● **Problem description**
The lines from the top of the material through the line with "Serif, Times New" are to be set down exactly. Leave the pictures out.

● **Data shown**
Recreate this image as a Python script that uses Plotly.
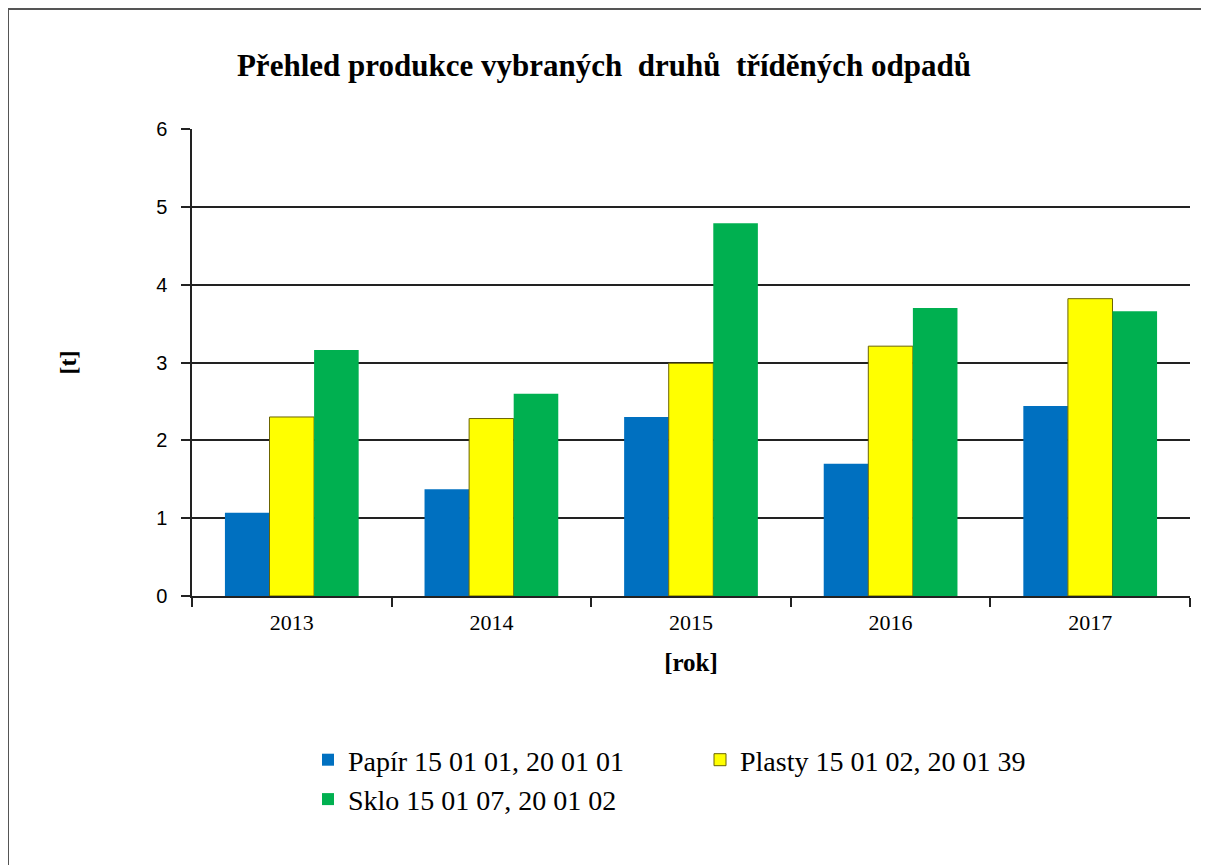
import plotly.graph_objects as go

years = ["2013", "2014", "2015", "2016", "2017"]
papir = [1.07, 1.37, 2.30, 1.70, 2.44]
plasty = [2.30, 2.28, 2.99, 3.21, 3.82]
sklo = [3.16, 2.60, 4.79, 3.70, 3.66]
series_names = ["Papír 15 01 01, 20 01 01", "Plasty 15 01 02, 20 01 39", "Sklo 15 01 07, 20 01 02"]
y_ticks = [0, 1, 2, 3, 4, 5, 6]

# page is offset by the 8px body margin, so work in page coordinates
OFF = 8
W, H = 1209 - OFF, 865 - OFF
L, R, T, B = 192 - OFF, 1190 - OFF, 129 - OFF, 596 - OFF
pw, ph = R - L, B - T

def px(x):
    return (x - OFF - L) / pw

def py(y):
    return (B - (y - OFF)) / ph

serif = "Liberation Serif, Times New Roman, serif"

fig = go.Figure()
fig.add_trace(go.Bar(x=years, y=papir, name=series_names[0],
                     marker=dict(color="#0070C0", line=dict(width=0))))
fig.add_trace(go.Bar(x=years, y=plasty, name=series_names[1],
                     marker=dict(color="#FFFF00", line=dict(color="#6b6400", width=1))))
fig.add_trace(go.Bar(x=years, y=sklo, name=series_names[2],
                     marker=dict(color="#00B050", line=dict(width=0))))

fig.update_layout(
    width=W, height=H,
    margin=dict(l=L, r=W - R, t=T, b=H - B, pad=0),
    paper_bgcolor="white", plot_bgcolor="white",
    barmode="group", bargap=0.33, bargroupgap=0,
    title=dict(text="Přehled produkce vybraných\u00a0 druhů\u00a0 tříděných odpadů",
               x=(604 - OFF) / W, xanchor="center", y=1 - (65 - OFF) / H, yanchor="middle",
               font=dict(family=serif, size=31, color="black", weight="bold")),
    showlegend=True,
    legend=dict(orientation="h", x=px(308), xanchor="left", y=py(735), yanchor="top",
                font=dict(family=serif, size=28, color="black"),
                entrywidth=347, entrywidthmode="pixels",
                traceorder="normal", itemwidth=30, tracegroupgap=0,
                bgcolor="rgba(0,0,0,0)"),
    xaxis=dict(type="category", showline=True, linecolor="#222", linewidth=1.5,
               ticks="outside", tickson="boundaries", ticklen=9, tickcolor="#222", tickwidth=1.5,
               ticklabelstandoff=6,
               tickfont=dict(family=serif, size=22, color="black"),
               showgrid=False,
               title=dict(text="<b>[rok]</b>", font=dict(family=serif, size=25, color="black"),
                          standoff=19)),
    yaxis=dict(range=[0, 6], tickvals=y_ticks, showline=True, linecolor="#222", linewidth=1.5,
               ticks="outside", ticklen=9, tickcolor="#222", tickwidth=1.5,
               ticklabelstandoff=10,
               tickfont=dict(family="Liberation Sans, Arial, sans-serif", size=20, color="black"),
               showgrid=True, gridcolor="#222", gridwidth=1.5, zeroline=False,
               title=dict(text="<b>[t]</b>", font=dict(family=serif, size=24, color="black"),
                          standoff=73)),
)

# outer chart frame (left and top edges visible)
fig.add_shape(type="line", xref="paper", yref="paper",
              x0=px(8), x1=px(8), y0=py(9), y1=py(890),
              line=dict(color="#555", width=2))
fig.add_shape(type="line", xref="paper", yref="paper",
              x0=px(8), x1=px(1230), y0=py(9), y1=py(9),
              line=dict(color="#555", width=2))

fig.write_html("out.html")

● **Solution to this problem**
Recreate this image as a Python script that uses Plotly.
import plotly.graph_objects as go

years = ["2013", "2014", "2015", "2016", "2017"]
papir = [1.07, 1.37, 2.30, 1.70, 2.44]
plasty = [2.30, 2.28, 2.99, 3.21, 3.82]
sklo = [3.16, 2.60, 4.79, 3.70, 3.66]
series_names = ["Papír 15 01 01, 20 01 01", "Plasty 15 01 02, 20 01 39", "Sklo 15 01 07, 20 01 02"]
y_ticks = [0, 1, 2, 3, 4, 5, 6]

# page is offset by the 8px body margin, so work in page coordinates
OFF = 8
W, H = 1209 - OFF, 865 - OFF
L, R, T, B = 192 - OFF, 1190 - OFF, 129 - OFF, 596 - OFF
pw, ph = R - L, B - T

def px(x):
    return (x - OFF - L) / pw

def py(y):
    return (B - (y - OFF)) / ph

serif = "Liberation Serif, Times New Roman, serif"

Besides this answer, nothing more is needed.